Naturalistic observations show that animals pre-empt danger by moving to locations that increase their success in avoiding future threats. To test this in humans, we created a spatial margin of safety (MOS) decision task that quantifies pre-emptive avoidance by measuring the distance subjects place themselves to safety when facing different threats whose attack locations vary in predictability. Behavioral results show that human participants place themselves closer to safe locations when facing threats that attack in spatial locations with more outliers. Using both univariate and multivariate pattern analysis (MVPA) on fMRI data collected during a 2 h session on participants of both sexes, we demonstrate a dissociable role for the vmPFC in MOS-related decision-making.
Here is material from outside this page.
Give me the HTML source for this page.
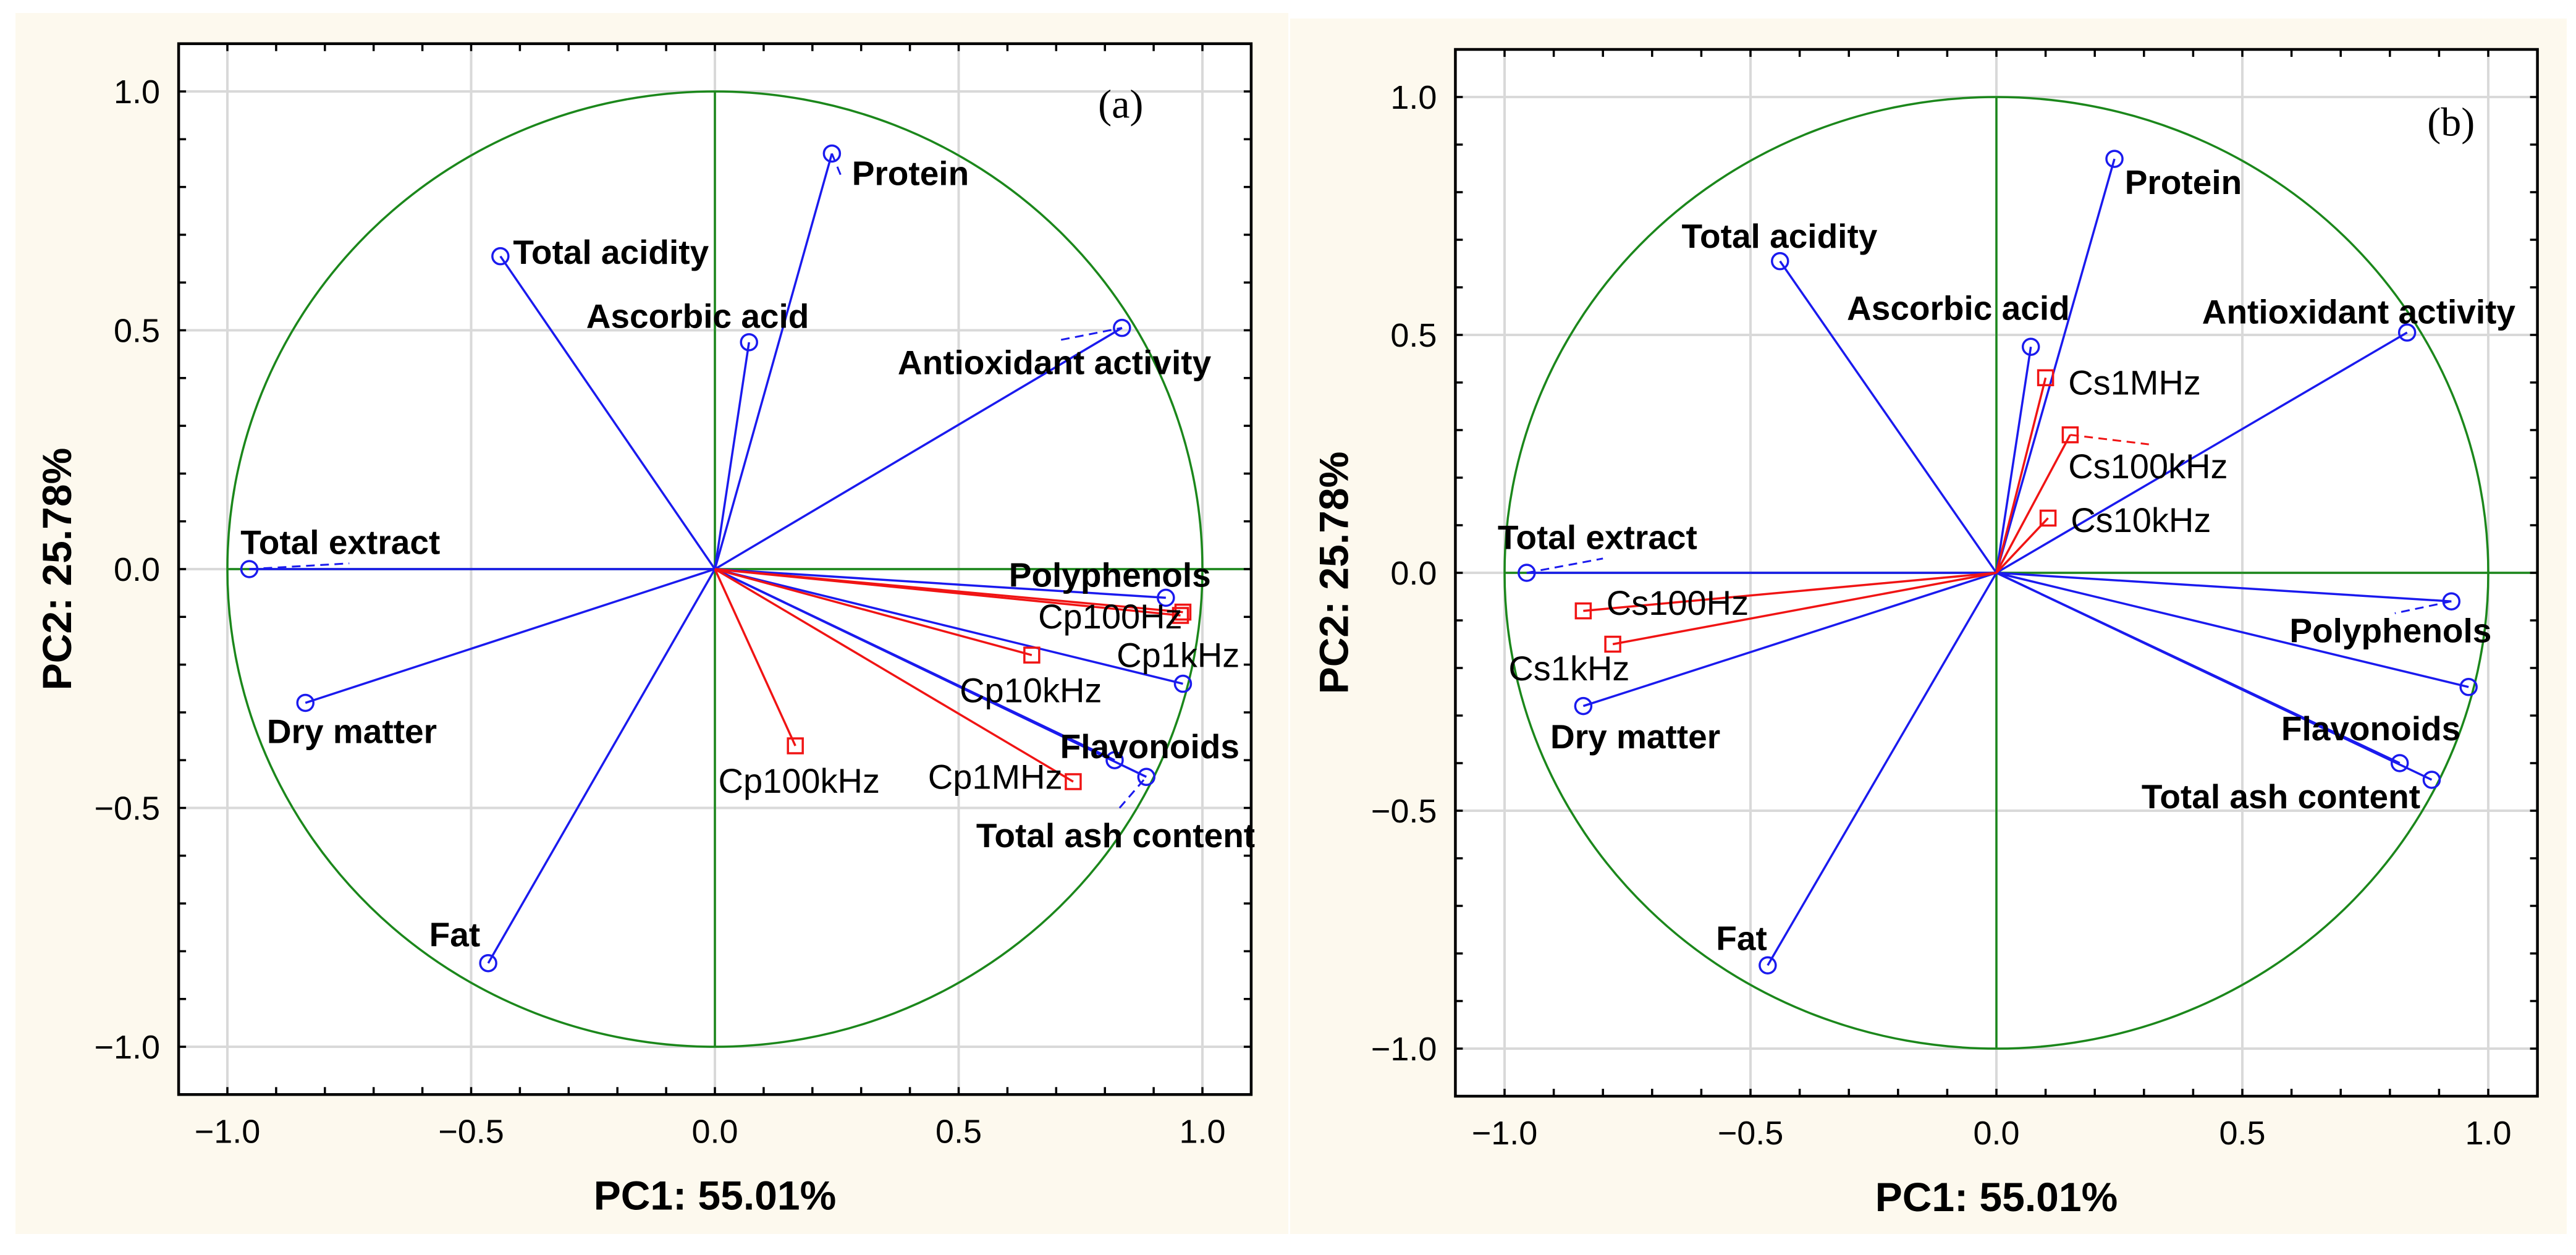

MVPA results revealed that the posterior vmPFC encoded for more unpredictable threats with univariate analyses showing a functional coupling with the amygdala and hippocampus. Conversely, the anterior vmPFC was more active for the more predictable attacks and showed coupling with the striatum. Our findings converge in showing that during pre-emptive danger, the anterior vmPFC may provide a safety signal, possibly via foreseeable outcomes, while the posterior vmPFC drives unpredictable danger signals.